### Provided material
— Begin —
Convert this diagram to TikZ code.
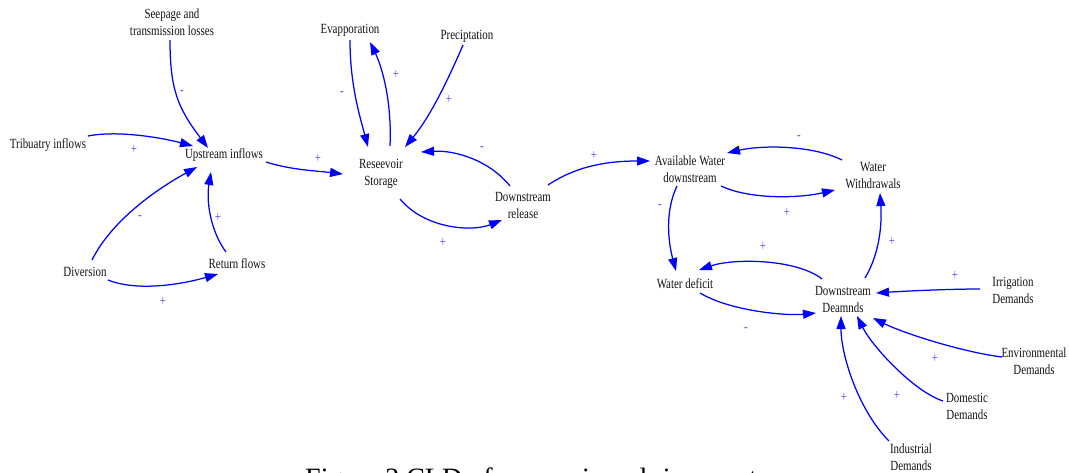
\documentclass[tikz,border=0pt]{standalone}
\usepackage{fontspec}
\setmainfont{Liberation Serif}[FakeStretch=0.78]
\newfontfamily\capfont{Liberation Serif}
\usetikzlibrary{arrows.meta}
\definecolor{cldblue}{RGB}{0,0,255}
\definecolor{lblblue}{RGB}{70,70,255}
\definecolor{txt}{RGB}{20,20,20}
\tikzset{
  var/.style={inner sep=1pt, align=center, text=txt, font=\fontsize{14}{17}\selectfont},
  arr/.style={draw=cldblue, line width=1.25pt, -{Triangle[length=13pt,width=9pt]}},
  pol/.style={text=lblblue, inner sep=0pt, font=\fontsize{14}{14}\selectfont},
}
\begin{document}
\begin{tikzpicture}[x=1pt,y=-1pt]
\useasboundingbox[fill=white] (0,0) rectangle (1069,472);
% variables
\node[var] (seep) at (172,22) {Seepage and\\transmission losses};
\node[var] (trib) at (48,145) {Tribuatry inflows};
\node[var] (ups) at (224,155) {Upstream inflows};
\node[var] (div) at (85,272) {Diversion};
\node[var] (ret) at (237,264) {Return flows};
\node[var] (evap) at (350,30) {Evapporation};
\node[var] (prec) at (467,36) {Preciptation};
\node[var] (res) at (381,174) {Reseevoir\\Storage};
\node[var] (dr) at (523,205) {Downstream\\release};
\node[var] (avail) at (690,169) {Available Water\\downstream};
\node[var] (ww) at (873,176) {Water\\Withdrawals};
\node[var] (wd) at (685,284) {Water deficit};
\node[var] (dd) at (843,299) {Downstream\\Deamnds};
\node[var] (irr) at (1013,290) {Irrigation\\Demands};
\node[var] (env) at (1034,361) {Environmental\\Demands};
\node[var] (dom) at (967,406) {Domestic\\Demands};
\node[var] (ind) at (911,457) {Industrial\\Demands};
% connectors
\draw[arr] ([shift={(-2,18)}]seep.center) .. controls +(0,50) and +(-30,-40) .. ([shift={(-16,-7)}]ups.center);
\draw[arr] ([shift={(40,-9)}]trib.center) .. controls +(30,-6) and +(-30,-8) .. ([shift={(-31,-9)}]ups.center);
\draw[arr] ([shift={(7,-12)}]div.center) .. controls +(20,-40) and +(-40,22) .. ([shift={(-27,12)}]ups.center);
\draw[arr] ([shift={(-11,-12)}]ret.center) .. controls +(-15,-20) and +(-5,30) .. ([shift={(-13,17)}]ups.center);
\draw[arr] ([shift={(23,8)}]div.center) .. controls +(30,12) and +(-35,10) .. ([shift={(-19,10)}]ret.center);
\draw[arr] ([shift={(42,7)}]ups.center) .. controls +(25,8) and +(-25,-3) .. ([shift={(-38,0)}]res.center);
\draw[arr] ([shift={(0,10)}]evap.center) .. controls +(0,45) and +(-8,-30) .. ([shift={(-13,-27)}]res.center);
\draw[arr] ([shift={(9,-28)}]res.center) .. controls +(2,-45) and +(12,25) .. ([shift={(20,12)}]evap.center);
\draw[arr] ([shift={(-4,9)}]prec.center) .. controls +(-15,35) and +(25,-30) .. ([shift={(24,-27)}]res.center);
\draw[arr] ([shift={(-13,-19)}]dr.center) .. controls +(-20,-25) and +(35,-2) .. ([shift={(40,-22)}]res.center);
\draw[arr] ([shift={(19,25)}]res.center) .. controls +(25,30) and +(-30,12) .. ([shift={(-21,15)}]dr.center);
\draw[arr] ([shift={(25,-20)}]dr.center) .. controls +(30,-20) and +(-40,0) .. ([shift={(-40,-8)}]avail.center);
\draw[arr] ([shift={(-31,-16)}]ww.center) .. controls +(-30,-15) and +(35,-8) .. ([shift={(37,-16)}]avail.center);
\draw[arr] ([shift={(31,17)}]avail.center) .. controls +(30,14) and +(-35,8) .. ([shift={(-38,14)}]ww.center);
\draw[arr] ([shift={(-13,17)}]avail.center) .. controls +(-12,25) and +(-8,-30) .. ([shift={(-9,-13)}]wd.center);
\draw[arr] ([shift={(-21,-20)}]dd.center) .. controls +(-25,-20) and +(35,-12) .. ([shift={(14,-14)}]wd.center);
\draw[arr] ([shift={(15,9)}]wd.center) .. controls +(30,18) and +(-30,3) .. ([shift={(-27,14)}]dd.center);
\draw[arr] ([shift={(22,-21)}]dd.center) .. controls +(15,-25) and +(2,30) .. ([shift={(7,17)}]ww.center);
\draw[arr] ([shift={(-33,-1)}]irr.center) .. controls +(-30,0) and +(30,-2) .. ([shift={(33,-6)}]dd.center);
\draw[arr] ([shift={(-32,-4)}]env.center) .. controls +(-40,-5) and +(30,15) .. ([shift={(30,19)}]dd.center);
\draw[arr] ([shift={(-24,-5)}]dom.center) .. controls +(-30,-10) and +(15,30) .. ([shift={(14,17)}]dd.center);
\draw[arr] ([shift={(-22,-16)}]ind.center) .. controls +(-30,-30) and +(0,40) .. ([shift={(-2,17)}]dd.center);
% polarities
\node[pol] (p1) at (182,93) {-};
\node[pol] (p2) at (134,150) {+};
\node[pol] (p3) at (140,218) {-};
\node[pol] (p4) at (218,218) {+};
\node[pol] (p5) at (163,302) {+};
\node[pol] (p6) at (318,159) {+};
\node[pol] (p7) at (342,94) {-};
\node[pol] (p8) at (396,75) {+};
\node[pol] (p9) at (449,100) {+};
\node[pol] (p10) at (482,149) {-};
\node[pol] (p11) at (443,243) {+};
\node[pol] (p12) at (594,156) {+};
\node[pol] (p13) at (799,138) {-};
\node[pol] (p14) at (787,213) {+};
\node[pol] (p15) at (660,207) {-};
\node[pol] (p16) at (763,247) {+};
\node[pol] (p17) at (746,330) {-};
\node[pol] (p18) at (892,242) {+};
\node[pol] (p19) at (955,276) {+};
\node[pol] (p20) at (935,359) {+};
\node[pol] (p21) at (897,396) {+};
\node[pol] (p22) at (844,398) {+};
% clipped caption
\begin{scope}
\clip (0,0) rectangle (1069,472);
\node[anchor=base west, inner sep=0pt, text=black, font=\capfont\fontsize{28}{28}\selectfont] (cap) at (305,487) {Figure 2 CLD of reservoir and river system};
\end{scope}
\end{tikzpicture}
\end{document}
— End —
Skipping the pictures, transcribe each line above exactly as it appears.

### Expected answer
Convert this diagram to TikZ code.
\documentclass[tikz,border=0pt]{standalone}
\usepackage{fontspec}
\setmainfont{Liberation Serif}[FakeStretch=0.78]
\newfontfamily\capfont{Liberation Serif}
\usetikzlibrary{arrows.meta}
\definecolor{cldblue}{RGB}{0,0,255}
\definecolor{lblblue}{RGB}{70,70,255}
\definecolor{txt}{RGB}{20,20,20}
\tikzset{
  var/.style={inner sep=1pt, align=center, text=txt, font=\fontsize{14}{17}\selectfont},
  arr/.style={draw=cldblue, line width=1.25pt, -{Triangle[length=13pt,width=9pt]}},
  pol/.style={text=lblblue, inner sep=0pt, font=\fontsize{14}{14}\selectfont},
}
\begin{document}
\begin{tikzpicture}[x=1pt,y=-1pt]
\useasboundingbox[fill=white] (0,0) rectangle (1069,472);
% variables
\node[var] (seep) at (172,22) {Seepage and\\transmission losses};
\node[var] (trib) at (48,145) {Tribuatry inflows};
\node[var] (ups) at (224,155) {Upstream inflows};
\node[var] (div) at (85,272) {Diversion};
\node[var] (ret) at (237,264) {Return flows};
\node[var] (evap) at (350,30) {Evapporation};
\node[var] (prec) at (467,36) {Preciptation};
\node[var] (res) at (381,174) {Reseevoir\\Storage};
\node[var] (dr) at (523,205) {Downstream\\release};
\node[var] (avail) at (690,169) {Available Water\\downstream};
\node[var] (ww) at (873,176) {Water\\Withdrawals};
\node[var] (wd) at (685,284) {Water deficit};
\node[var] (dd) at (843,299) {Downstream\\Deamnds};
\node[var] (irr) at (1013,290) {Irrigation\\Demands};
\node[var] (env) at (1034,361) {Environmental\\Demands};
\node[var] (dom) at (967,406) {Domestic\\Demands};
\node[var] (ind) at (911,457) {Industrial\\Demands};
% connectors
\draw[arr] ([shift={(-2,18)}]seep.center) .. controls +(0,50) and +(-30,-40) .. ([shift={(-16,-7)}]ups.center);
\draw[arr] ([shift={(40,-9)}]trib.center) .. controls +(30,-6) and +(-30,-8) .. ([shift={(-31,-9)}]ups.center);
\draw[arr] ([shift={(7,-12)}]div.center) .. controls +(20,-40) and +(-40,22) .. ([shift={(-27,12)}]ups.center);
\draw[arr] ([shift={(-11,-12)}]ret.center) .. controls +(-15,-20) and +(-5,30) .. ([shift={(-13,17)}]ups.center);
\draw[arr] ([shift={(23,8)}]div.center) .. controls +(30,12) and +(-35,10) .. ([shift={(-19,10)}]ret.center);
\draw[arr] ([shift={(42,7)}]ups.center) .. controls +(25,8) and +(-25,-3) .. ([shift={(-38,0)}]res.center);
\draw[arr] ([shift={(0,10)}]evap.center) .. controls +(0,45) and +(-8,-30) .. ([shift={(-13,-27)}]res.center);
\draw[arr] ([shift={(9,-28)}]res.center) .. controls +(2,-45) and +(12,25) .. ([shift={(20,12)}]evap.center);
\draw[arr] ([shift={(-4,9)}]prec.center) .. controls +(-15,35) and +(25,-30) .. ([shift={(24,-27)}]res.center);
\draw[arr] ([shift={(-13,-19)}]dr.center) .. controls +(-20,-25) and +(35,-2) .. ([shift={(40,-22)}]res.center);
\draw[arr] ([shift={(19,25)}]res.center) .. controls +(25,30) and +(-30,12) .. ([shift={(-21,15)}]dr.center);
\draw[arr] ([shift={(25,-20)}]dr.center) .. controls +(30,-20) and +(-40,0) .. ([shift={(-40,-8)}]avail.center);
\draw[arr] ([shift={(-31,-16)}]ww.center) .. controls +(-30,-15) and +(35,-8) .. ([shift={(37,-16)}]avail.center);
\draw[arr] ([shift={(31,17)}]avail.center) .. controls +(30,14) and +(-35,8) .. ([shift={(-38,14)}]ww.center);
\draw[arr] ([shift={(-13,17)}]avail.center) .. controls +(-12,25) and +(-8,-30) .. ([shift={(-9,-13)}]wd.center);
\draw[arr] ([shift={(-21,-20)}]dd.center) .. controls +(-25,-20) and +(35,-12) .. ([shift={(14,-14)}]wd.center);
\draw[arr] ([shift={(15,9)}]wd.center) .. controls +(30,18) and +(-30,3) .. ([shift={(-27,14)}]dd.center);
\draw[arr] ([shift={(22,-21)}]dd.center) .. controls +(15,-25) and +(2,30) .. ([shift={(7,17)}]ww.center);
\draw[arr] ([shift={(-33,-1)}]irr.center) .. controls +(-30,0) and +(30,-2) .. ([shift={(33,-6)}]dd.center);
\draw[arr] ([shift={(-32,-4)}]env.center) .. controls +(-40,-5) and +(30,15) .. ([shift={(30,19)}]dd.center);
\draw[arr] ([shift={(-24,-5)}]dom.center) .. controls +(-30,-10) and +(15,30) .. ([shift={(14,17)}]dd.center);
\draw[arr] ([shift={(-22,-16)}]ind.center) .. controls +(-30,-30) and +(0,40) .. ([shift={(-2,17)}]dd.center);
% polarities
\node[pol] (p1) at (182,93) {-};
\node[pol] (p2) at (134,150) {+};
\node[pol] (p3) at (140,218) {-};
\node[pol] (p4) at (218,218) {+};
\node[pol] (p5) at (163,302) {+};
\node[pol] (p6) at (318,159) {+};
\node[pol] (p7) at (342,94) {-};
\node[pol] (p8) at (396,75) {+};
\node[pol] (p9) at (449,100) {+};
\node[pol] (p10) at (482,149) {-};
\node[pol] (p11) at (443,243) {+};
\node[pol] (p12) at (594,156) {+};
\node[pol] (p13) at (799,138) {-};
\node[pol] (p14) at (787,213) {+};
\node[pol] (p15) at (660,207) {-};
\node[pol] (p16) at (763,247) {+};
\node[pol] (p17) at (746,330) {-};
\node[pol] (p18) at (892,242) {+};
\node[pol] (p19) at (955,276) {+};
\node[pol] (p20) at (935,359) {+};
\node[pol] (p21) at (897,396) {+};
\node[pol] (p22) at (844,398) {+};
% clipped caption
\begin{scope}
\clip (0,0) rectangle (1069,472);
\node[anchor=base west, inner sep=0pt, text=black, font=\capfont\fontsize{28}{28}\selectfont] (cap) at (305,487) {Figure 2 CLD of reservoir and river system};
\end{scope}
\end{tikzpicture}
\end{document}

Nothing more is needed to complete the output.